# [Given information]
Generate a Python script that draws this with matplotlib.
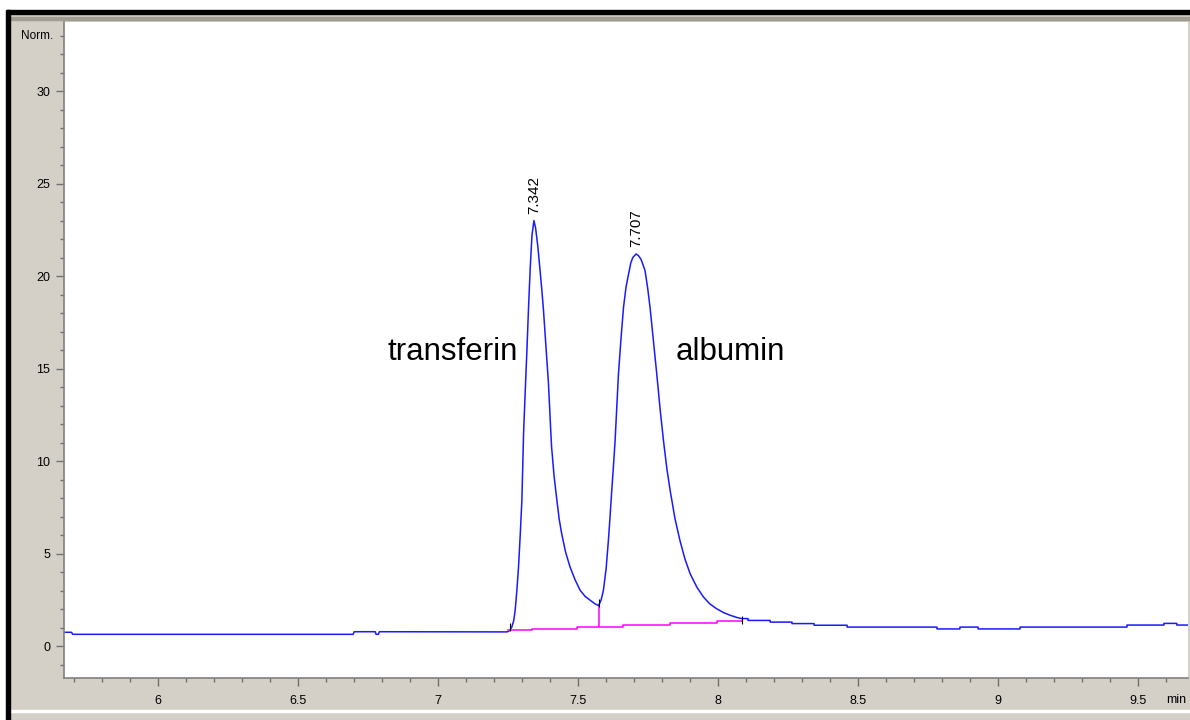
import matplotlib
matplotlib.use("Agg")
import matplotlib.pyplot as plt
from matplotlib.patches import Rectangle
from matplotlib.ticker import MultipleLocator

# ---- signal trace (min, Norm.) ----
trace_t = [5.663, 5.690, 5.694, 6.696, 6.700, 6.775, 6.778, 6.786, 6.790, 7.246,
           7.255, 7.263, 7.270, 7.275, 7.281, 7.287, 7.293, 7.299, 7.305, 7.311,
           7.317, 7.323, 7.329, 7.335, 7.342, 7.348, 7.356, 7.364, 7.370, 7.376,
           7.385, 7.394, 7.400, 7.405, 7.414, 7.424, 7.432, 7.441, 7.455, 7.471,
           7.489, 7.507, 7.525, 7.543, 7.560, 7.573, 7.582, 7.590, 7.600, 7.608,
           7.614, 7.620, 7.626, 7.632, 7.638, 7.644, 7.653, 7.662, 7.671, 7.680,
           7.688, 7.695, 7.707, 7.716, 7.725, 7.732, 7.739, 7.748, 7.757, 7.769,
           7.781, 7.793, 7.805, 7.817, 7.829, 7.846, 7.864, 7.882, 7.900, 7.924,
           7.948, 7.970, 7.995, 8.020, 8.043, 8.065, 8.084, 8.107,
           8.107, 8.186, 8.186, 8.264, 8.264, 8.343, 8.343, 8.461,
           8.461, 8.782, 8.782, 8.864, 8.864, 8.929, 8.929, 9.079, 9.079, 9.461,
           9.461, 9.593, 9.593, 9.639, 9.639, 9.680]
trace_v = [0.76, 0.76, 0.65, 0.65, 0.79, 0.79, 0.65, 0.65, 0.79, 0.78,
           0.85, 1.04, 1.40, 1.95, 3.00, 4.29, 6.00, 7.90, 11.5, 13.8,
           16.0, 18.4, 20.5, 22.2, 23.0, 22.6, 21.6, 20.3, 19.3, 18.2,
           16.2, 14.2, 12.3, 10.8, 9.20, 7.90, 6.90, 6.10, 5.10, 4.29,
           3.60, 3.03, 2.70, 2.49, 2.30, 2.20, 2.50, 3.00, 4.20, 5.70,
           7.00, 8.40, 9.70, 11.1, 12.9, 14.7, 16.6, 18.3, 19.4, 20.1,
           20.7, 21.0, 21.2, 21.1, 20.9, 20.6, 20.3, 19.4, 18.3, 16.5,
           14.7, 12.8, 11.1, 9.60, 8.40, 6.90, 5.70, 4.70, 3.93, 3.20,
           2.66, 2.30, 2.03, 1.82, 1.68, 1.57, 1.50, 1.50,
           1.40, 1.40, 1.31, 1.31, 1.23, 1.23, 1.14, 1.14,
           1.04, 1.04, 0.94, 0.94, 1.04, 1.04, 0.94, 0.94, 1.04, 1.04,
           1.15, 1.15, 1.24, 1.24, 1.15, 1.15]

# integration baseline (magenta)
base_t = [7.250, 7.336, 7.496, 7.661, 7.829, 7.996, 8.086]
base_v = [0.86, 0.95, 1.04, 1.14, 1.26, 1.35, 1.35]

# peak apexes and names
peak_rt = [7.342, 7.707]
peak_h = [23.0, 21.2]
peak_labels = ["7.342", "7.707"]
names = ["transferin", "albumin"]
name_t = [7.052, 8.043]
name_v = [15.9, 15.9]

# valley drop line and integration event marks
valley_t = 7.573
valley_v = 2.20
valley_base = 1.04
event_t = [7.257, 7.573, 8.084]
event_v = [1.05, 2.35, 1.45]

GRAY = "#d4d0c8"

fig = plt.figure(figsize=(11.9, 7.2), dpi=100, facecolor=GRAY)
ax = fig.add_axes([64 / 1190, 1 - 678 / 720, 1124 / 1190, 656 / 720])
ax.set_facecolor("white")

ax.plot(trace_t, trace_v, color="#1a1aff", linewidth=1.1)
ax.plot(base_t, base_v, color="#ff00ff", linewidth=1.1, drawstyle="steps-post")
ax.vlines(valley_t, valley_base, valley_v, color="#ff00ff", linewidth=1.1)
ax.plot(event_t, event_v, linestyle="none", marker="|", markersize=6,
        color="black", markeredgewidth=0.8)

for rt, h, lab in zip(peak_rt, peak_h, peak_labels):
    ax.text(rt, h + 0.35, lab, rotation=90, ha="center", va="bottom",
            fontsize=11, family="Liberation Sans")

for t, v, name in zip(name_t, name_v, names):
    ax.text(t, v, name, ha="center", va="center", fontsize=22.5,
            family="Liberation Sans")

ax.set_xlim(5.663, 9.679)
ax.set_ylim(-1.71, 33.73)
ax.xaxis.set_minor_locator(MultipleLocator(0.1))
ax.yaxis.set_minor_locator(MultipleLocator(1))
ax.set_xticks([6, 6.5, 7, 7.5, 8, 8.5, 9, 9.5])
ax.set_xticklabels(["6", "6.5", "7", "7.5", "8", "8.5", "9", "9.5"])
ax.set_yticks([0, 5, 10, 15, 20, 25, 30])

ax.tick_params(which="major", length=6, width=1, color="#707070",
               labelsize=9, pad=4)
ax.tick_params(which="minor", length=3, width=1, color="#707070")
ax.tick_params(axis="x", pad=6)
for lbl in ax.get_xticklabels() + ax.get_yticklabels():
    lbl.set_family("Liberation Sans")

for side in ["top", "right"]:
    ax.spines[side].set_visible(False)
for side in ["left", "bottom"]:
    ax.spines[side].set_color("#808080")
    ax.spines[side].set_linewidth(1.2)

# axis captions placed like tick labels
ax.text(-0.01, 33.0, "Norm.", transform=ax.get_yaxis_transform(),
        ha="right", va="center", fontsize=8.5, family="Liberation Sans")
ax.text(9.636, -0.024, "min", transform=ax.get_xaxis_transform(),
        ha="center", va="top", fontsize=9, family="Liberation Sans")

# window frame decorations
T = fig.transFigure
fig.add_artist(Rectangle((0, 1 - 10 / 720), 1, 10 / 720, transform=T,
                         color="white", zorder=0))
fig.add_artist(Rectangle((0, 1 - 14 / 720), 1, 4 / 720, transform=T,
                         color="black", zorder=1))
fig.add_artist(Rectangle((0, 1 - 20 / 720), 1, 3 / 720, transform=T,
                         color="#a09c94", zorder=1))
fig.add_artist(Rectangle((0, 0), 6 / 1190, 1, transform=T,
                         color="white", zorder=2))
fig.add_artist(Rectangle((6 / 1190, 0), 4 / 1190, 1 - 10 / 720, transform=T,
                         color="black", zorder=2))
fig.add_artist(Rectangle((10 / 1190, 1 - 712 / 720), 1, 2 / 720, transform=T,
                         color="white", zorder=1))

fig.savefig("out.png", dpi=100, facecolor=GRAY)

# [Exercise requirements]
Repeat, exactly and in full, each line from the start of the data to the line that contains "from matplotlib.ticker import MultipleLocator". Pictures do not go in.

# [Output]
Generate a Python script that draws this with matplotlib.
import matplotlib
matplotlib.use("Agg")
import matplotlib.pyplot as plt
from matplotlib.patches import Rectangle
from matplotlib.ticker import MultipleLocator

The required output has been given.